### [ENTRIES SHOWN]

======

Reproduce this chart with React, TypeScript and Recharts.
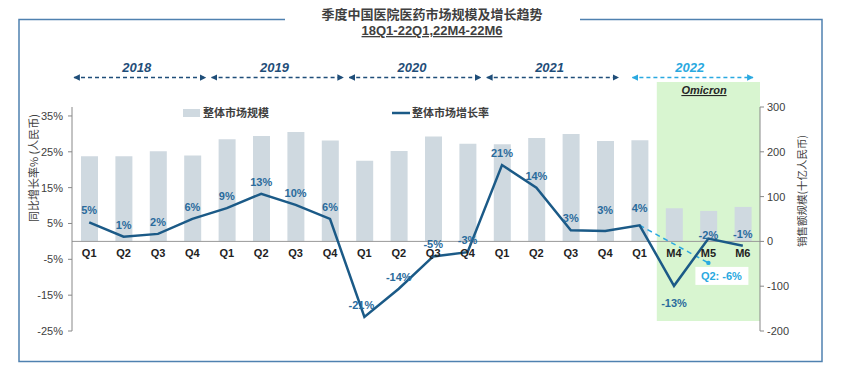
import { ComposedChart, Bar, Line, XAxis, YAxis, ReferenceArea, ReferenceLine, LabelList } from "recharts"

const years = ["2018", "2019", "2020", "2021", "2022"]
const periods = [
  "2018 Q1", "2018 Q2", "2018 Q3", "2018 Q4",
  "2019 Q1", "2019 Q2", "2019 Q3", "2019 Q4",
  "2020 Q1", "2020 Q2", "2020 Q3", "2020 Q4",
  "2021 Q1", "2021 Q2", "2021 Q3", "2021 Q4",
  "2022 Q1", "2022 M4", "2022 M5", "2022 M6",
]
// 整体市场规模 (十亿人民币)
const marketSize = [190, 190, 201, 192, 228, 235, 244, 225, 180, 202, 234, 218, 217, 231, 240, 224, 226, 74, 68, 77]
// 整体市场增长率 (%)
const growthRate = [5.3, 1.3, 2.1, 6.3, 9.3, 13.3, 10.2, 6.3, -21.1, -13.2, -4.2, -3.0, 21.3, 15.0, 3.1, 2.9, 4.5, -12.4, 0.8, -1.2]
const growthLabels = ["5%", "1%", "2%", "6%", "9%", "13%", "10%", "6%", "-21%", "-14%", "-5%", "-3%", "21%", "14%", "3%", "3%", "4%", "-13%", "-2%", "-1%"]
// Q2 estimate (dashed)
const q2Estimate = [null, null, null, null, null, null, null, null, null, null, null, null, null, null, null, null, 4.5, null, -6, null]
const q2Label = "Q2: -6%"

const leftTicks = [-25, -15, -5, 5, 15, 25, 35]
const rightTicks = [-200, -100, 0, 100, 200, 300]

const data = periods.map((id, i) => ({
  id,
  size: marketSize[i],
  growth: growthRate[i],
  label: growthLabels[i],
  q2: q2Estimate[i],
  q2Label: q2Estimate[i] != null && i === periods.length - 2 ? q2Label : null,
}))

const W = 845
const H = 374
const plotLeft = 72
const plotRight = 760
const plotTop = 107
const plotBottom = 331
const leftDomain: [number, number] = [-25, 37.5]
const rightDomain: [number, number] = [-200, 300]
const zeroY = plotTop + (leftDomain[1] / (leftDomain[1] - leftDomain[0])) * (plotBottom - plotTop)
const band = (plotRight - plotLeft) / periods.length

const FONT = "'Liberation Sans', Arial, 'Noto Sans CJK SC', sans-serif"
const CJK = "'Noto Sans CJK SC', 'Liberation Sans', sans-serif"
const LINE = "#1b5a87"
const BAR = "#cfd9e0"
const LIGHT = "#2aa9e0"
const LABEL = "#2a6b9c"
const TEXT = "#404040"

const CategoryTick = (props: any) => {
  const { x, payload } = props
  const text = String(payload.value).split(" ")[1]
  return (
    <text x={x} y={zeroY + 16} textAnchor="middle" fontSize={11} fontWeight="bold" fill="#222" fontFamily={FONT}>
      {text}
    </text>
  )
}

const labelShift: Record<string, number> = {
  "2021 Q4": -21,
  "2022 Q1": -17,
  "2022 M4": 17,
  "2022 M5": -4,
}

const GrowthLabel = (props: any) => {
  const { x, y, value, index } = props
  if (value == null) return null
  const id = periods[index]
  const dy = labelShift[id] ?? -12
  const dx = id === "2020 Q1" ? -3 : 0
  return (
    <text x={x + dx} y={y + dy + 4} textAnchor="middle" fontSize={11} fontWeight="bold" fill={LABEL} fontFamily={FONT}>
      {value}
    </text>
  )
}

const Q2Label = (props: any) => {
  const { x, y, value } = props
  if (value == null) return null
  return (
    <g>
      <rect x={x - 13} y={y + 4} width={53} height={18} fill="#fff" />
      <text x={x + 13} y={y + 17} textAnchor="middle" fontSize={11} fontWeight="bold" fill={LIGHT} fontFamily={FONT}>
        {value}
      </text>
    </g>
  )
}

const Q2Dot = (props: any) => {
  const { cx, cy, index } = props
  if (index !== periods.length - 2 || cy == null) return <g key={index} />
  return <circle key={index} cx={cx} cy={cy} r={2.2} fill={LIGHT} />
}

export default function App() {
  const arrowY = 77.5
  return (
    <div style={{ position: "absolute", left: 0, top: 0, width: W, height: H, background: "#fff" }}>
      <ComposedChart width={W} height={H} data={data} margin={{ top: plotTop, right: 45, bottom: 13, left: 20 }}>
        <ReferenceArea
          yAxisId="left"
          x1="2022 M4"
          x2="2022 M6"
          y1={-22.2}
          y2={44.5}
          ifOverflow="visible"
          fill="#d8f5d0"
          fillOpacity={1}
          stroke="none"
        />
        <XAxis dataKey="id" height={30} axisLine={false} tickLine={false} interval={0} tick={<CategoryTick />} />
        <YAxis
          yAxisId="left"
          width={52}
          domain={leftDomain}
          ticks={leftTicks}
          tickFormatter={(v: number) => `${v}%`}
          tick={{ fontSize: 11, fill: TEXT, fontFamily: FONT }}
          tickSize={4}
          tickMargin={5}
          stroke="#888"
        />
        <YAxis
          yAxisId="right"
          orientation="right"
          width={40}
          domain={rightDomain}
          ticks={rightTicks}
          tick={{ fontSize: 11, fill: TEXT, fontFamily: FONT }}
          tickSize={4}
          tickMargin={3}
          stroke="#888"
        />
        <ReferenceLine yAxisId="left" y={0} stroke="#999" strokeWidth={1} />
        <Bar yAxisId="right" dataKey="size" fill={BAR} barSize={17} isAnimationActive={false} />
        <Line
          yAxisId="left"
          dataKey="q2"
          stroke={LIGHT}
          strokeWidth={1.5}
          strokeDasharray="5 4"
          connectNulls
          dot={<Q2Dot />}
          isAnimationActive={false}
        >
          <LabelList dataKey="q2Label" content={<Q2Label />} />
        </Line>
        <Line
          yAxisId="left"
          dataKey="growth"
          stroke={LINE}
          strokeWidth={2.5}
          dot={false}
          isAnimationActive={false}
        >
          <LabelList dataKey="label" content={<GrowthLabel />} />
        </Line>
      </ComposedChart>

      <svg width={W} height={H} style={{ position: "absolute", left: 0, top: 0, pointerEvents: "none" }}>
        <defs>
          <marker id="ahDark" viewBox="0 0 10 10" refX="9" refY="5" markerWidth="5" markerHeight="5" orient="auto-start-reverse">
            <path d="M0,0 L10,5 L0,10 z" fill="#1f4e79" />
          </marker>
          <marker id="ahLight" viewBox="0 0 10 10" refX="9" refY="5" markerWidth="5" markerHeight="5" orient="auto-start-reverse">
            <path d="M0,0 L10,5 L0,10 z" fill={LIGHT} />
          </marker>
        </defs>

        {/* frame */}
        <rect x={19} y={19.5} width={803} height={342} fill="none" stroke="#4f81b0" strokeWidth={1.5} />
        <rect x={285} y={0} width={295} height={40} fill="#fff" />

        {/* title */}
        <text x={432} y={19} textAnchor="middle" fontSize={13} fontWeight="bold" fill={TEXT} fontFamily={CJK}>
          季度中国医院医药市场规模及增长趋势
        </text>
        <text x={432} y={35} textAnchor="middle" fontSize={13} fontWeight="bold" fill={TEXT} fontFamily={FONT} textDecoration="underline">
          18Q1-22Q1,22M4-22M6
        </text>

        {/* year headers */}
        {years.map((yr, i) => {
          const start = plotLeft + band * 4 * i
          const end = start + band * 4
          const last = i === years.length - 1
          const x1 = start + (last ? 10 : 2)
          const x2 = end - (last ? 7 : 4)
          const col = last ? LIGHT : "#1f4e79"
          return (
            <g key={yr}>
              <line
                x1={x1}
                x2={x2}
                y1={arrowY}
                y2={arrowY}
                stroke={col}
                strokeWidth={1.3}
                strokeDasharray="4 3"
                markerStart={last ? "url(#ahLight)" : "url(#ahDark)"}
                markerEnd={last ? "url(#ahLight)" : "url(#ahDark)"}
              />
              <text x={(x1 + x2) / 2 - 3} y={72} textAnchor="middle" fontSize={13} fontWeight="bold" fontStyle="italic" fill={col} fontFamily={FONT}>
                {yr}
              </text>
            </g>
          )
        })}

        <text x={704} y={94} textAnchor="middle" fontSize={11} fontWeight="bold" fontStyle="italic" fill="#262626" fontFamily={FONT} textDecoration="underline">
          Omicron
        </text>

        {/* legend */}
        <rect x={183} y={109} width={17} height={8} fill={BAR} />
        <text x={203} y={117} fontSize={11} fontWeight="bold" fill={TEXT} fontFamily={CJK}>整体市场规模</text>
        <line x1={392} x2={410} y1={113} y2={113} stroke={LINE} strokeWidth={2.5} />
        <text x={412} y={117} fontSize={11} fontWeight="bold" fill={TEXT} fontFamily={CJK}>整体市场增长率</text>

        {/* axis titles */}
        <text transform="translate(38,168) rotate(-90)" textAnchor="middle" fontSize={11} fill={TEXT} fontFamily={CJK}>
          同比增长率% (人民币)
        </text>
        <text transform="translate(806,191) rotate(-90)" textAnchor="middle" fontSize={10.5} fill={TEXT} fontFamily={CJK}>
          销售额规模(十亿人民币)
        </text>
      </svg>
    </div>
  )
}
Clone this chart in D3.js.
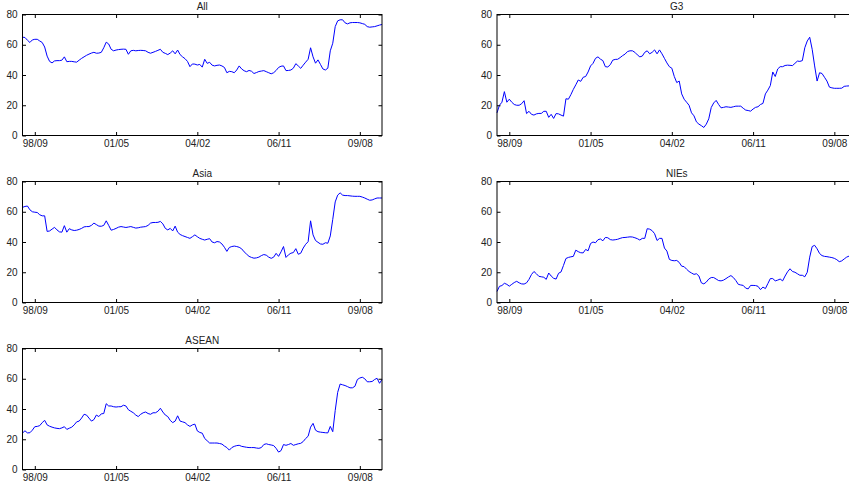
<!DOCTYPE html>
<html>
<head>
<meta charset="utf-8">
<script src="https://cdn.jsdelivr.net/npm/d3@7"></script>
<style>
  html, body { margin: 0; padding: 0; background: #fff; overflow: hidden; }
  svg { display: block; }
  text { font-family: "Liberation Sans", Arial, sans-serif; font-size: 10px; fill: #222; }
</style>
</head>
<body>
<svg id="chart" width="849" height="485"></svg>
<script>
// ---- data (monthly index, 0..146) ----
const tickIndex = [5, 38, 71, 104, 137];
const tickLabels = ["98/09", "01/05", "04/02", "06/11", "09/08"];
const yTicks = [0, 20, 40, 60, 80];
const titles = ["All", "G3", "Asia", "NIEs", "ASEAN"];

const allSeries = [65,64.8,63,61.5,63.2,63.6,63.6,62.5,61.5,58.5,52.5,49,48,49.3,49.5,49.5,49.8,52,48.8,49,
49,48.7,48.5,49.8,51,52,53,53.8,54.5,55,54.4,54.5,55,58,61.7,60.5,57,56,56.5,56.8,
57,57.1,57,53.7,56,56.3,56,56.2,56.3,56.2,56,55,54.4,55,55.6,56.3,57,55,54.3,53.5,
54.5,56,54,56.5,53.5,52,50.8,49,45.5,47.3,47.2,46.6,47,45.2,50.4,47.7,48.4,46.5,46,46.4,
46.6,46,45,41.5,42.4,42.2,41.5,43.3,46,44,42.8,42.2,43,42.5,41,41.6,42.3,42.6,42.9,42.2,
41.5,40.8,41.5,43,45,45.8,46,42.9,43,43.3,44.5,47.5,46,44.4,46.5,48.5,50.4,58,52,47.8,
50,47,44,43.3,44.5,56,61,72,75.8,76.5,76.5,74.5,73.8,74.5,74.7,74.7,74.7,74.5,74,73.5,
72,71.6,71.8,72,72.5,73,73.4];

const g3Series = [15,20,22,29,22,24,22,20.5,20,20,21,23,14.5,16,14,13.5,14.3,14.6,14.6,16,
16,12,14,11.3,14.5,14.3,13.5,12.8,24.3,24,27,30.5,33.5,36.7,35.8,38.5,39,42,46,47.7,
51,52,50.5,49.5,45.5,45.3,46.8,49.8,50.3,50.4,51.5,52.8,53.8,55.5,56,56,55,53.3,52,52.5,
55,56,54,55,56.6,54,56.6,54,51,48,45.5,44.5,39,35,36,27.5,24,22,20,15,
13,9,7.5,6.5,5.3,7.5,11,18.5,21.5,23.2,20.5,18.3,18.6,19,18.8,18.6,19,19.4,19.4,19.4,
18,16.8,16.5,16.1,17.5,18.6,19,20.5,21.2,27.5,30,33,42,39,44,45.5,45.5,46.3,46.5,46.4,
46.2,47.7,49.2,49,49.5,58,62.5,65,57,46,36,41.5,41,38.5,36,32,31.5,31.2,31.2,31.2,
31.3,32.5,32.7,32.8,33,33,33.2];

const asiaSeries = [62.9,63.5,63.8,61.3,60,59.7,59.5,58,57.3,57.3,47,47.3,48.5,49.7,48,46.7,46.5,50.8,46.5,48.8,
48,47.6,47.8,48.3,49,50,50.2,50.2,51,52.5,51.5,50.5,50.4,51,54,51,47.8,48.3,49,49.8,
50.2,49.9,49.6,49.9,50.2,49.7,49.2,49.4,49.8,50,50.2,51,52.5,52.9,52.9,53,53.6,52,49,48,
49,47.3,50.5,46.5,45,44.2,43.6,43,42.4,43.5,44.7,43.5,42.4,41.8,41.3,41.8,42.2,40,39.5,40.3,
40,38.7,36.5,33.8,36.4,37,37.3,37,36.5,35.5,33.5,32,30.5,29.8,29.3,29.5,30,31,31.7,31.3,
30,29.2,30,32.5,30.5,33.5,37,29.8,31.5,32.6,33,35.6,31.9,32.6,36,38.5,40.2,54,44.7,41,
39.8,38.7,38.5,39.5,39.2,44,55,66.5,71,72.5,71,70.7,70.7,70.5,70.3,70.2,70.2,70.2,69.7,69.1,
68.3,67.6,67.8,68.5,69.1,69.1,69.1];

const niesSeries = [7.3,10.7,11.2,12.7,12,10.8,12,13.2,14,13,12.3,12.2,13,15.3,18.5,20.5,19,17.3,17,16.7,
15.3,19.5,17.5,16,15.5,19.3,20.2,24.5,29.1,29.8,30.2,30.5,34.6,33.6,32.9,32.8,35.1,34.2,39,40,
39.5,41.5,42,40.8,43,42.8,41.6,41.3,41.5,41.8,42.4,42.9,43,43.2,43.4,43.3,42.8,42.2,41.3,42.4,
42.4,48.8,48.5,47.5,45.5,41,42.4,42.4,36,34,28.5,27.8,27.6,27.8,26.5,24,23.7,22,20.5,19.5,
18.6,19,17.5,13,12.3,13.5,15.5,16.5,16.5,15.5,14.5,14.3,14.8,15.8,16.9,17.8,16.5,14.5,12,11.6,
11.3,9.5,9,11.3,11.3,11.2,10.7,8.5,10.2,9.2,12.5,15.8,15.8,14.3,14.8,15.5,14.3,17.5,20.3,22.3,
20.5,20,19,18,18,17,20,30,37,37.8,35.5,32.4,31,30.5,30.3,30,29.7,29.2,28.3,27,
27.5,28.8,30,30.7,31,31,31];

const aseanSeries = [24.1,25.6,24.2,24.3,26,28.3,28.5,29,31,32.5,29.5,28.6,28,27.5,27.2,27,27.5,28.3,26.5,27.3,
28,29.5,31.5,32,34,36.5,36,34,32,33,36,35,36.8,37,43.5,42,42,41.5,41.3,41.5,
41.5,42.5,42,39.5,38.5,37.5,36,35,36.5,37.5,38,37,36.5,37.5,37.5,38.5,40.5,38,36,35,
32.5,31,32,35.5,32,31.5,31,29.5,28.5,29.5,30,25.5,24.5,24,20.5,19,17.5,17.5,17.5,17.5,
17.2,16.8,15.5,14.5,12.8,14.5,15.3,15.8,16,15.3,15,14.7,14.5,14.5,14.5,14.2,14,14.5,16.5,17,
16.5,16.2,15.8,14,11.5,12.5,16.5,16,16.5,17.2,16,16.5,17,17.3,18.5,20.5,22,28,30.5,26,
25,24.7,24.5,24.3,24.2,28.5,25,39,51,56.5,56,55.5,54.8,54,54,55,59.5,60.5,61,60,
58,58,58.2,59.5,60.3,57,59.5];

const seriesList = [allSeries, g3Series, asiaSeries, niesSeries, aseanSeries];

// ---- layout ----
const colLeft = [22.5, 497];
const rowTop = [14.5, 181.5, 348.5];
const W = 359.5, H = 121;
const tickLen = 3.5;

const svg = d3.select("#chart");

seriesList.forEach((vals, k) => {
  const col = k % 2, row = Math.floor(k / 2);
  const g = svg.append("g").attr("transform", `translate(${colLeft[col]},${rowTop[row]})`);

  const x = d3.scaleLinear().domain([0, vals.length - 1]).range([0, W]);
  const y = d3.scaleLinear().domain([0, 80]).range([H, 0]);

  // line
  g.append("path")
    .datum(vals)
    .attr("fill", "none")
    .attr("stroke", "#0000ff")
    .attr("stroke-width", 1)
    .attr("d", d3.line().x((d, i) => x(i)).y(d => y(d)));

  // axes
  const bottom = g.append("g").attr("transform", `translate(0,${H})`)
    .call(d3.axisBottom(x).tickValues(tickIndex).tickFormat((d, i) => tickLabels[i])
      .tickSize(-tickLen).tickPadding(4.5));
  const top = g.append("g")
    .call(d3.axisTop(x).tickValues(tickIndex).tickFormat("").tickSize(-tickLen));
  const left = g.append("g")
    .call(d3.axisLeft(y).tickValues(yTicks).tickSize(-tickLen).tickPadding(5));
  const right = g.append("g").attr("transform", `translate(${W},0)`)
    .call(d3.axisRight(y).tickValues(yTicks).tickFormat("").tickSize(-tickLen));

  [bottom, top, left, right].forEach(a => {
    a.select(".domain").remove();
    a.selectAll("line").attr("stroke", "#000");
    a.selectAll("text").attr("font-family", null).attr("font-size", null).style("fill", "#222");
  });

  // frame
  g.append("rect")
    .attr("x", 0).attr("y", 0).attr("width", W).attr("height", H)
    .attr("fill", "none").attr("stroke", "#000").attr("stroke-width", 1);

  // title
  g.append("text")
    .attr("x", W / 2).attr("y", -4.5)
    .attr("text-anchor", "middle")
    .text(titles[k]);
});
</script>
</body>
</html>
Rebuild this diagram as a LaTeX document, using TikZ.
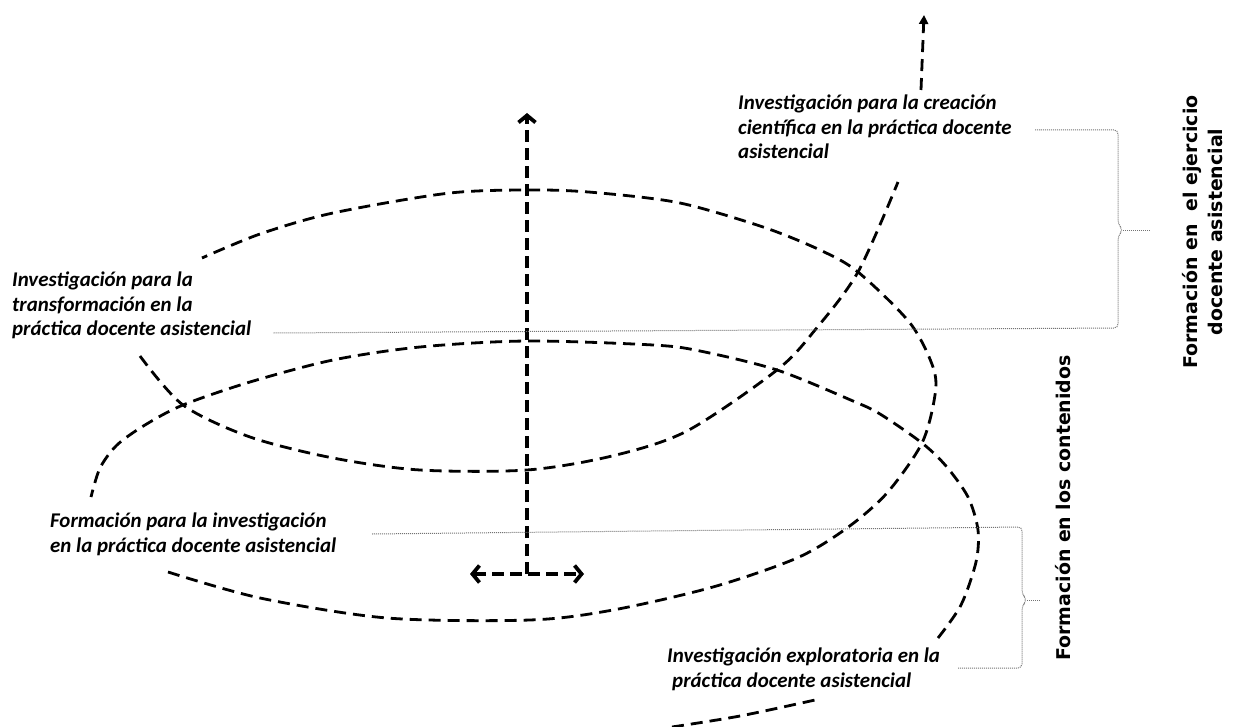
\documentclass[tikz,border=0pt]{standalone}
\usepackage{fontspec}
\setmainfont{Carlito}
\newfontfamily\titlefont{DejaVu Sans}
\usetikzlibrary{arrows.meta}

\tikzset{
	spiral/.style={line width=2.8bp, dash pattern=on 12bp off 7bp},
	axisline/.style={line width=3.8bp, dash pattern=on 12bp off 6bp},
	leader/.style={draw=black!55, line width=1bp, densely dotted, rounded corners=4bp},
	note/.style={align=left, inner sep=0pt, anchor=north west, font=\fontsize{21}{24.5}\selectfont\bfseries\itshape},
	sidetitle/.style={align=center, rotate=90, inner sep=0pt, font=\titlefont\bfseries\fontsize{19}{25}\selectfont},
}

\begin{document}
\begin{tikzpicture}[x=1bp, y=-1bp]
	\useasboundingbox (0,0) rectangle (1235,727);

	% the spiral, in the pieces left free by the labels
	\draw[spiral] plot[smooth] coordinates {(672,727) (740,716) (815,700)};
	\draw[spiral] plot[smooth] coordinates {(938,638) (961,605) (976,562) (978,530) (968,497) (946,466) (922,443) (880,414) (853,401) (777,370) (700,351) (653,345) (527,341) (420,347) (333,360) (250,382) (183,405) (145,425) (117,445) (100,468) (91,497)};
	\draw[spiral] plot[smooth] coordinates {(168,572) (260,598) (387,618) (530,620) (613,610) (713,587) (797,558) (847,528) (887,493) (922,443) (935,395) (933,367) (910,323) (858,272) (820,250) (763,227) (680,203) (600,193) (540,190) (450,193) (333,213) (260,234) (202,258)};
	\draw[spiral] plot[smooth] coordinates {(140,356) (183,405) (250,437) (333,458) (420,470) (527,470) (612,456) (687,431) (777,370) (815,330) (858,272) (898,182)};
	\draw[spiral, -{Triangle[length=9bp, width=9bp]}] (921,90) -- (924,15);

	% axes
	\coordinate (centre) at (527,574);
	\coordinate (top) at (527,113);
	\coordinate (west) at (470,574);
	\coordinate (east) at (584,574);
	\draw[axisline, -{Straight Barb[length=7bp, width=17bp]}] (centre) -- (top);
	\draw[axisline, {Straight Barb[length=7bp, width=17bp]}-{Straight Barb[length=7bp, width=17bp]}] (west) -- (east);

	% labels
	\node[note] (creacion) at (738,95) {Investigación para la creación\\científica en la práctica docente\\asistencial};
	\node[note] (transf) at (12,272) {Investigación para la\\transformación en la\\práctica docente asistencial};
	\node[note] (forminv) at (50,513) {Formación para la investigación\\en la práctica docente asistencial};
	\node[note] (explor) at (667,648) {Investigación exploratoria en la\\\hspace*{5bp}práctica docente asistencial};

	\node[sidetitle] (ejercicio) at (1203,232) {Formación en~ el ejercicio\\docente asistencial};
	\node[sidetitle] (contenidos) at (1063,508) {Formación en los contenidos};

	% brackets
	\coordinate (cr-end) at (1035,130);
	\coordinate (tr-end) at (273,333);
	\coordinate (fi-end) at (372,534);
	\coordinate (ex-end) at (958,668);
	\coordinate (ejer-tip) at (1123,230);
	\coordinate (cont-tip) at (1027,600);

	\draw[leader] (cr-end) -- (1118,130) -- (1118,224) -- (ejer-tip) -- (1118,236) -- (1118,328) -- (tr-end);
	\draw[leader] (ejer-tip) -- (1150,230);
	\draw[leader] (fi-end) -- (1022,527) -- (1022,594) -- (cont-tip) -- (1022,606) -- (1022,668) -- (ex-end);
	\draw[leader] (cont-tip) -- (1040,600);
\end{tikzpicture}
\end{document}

======

### [WHAT IS REQUIRED]
From the entries above, copy exactly the lines starting at the one with "Clone this chart in D3.js." and stopping at the one with "72,71.6,71.8,72,72.5,73,73.4];", keeping both ends. Drop the pictures.

### [EXERCISE RESULT]
Clone this chart in D3.js.
<!DOCTYPE html>
<html>
<head>
<meta charset="utf-8">
<script src="https://cdn.jsdelivr.net/npm/d3@7"></script>
<style>
  html, body { margin: 0; padding: 0; background: #fff; overflow: hidden; }
  svg { display: block; }
  text { font-family: "Liberation Sans", Arial, sans-serif; font-size: 10px; fill: #222; }
</style>
</head>
<body>
<svg id="chart" width="849" height="485"></svg>
<script>
// ---- data (monthly index, 0..146) ----
const tickIndex = [5, 38, 71, 104, 137];
const tickLabels = ["98/09", "01/05", "04/02", "06/11", "09/08"];
const yTicks = [0, 20, 40, 60, 80];
const titles = ["All", "G3", "Asia", "NIEs", "ASEAN"];

const allSeries = [65,64.8,63,61.5,63.2,63.6,63.6,62.5,61.5,58.5,52.5,49,48,49.3,49.5,49.5,49.8,52,48.8,49,
49,48.7,48.5,49.8,51,52,53,53.8,54.5,55,54.4,54.5,55,58,61.7,60.5,57,56,56.5,56.8,
57,57.1,57,53.7,56,56.3,56,56.2,56.3,56.2,56,55,54.4,55,55.6,56.3,57,55,54.3,53.5,
54.5,56,54,56.5,53.5,52,50.8,49,45.5,47.3,47.2,46.6,47,45.2,50.4,47.7,48.4,46.5,46,46.4,
46.6,46,45,41.5,42.4,42.2,41.5,43.3,46,44,42.8,42.2,43,42.5,41,41.6,42.3,42.6,42.9,42.2,
41.5,40.8,41.5,43,45,45.8,46,42.9,43,43.3,44.5,47.5,46,44.4,46.5,48.5,50.4,58,52,47.8,
50,47,44,43.3,44.5,56,61,72,75.8,76.5,76.5,74.5,73.8,74.5,74.7,74.7,74.7,74.5,74,73.5,
72,71.6,71.8,72,72.5,73,73.4];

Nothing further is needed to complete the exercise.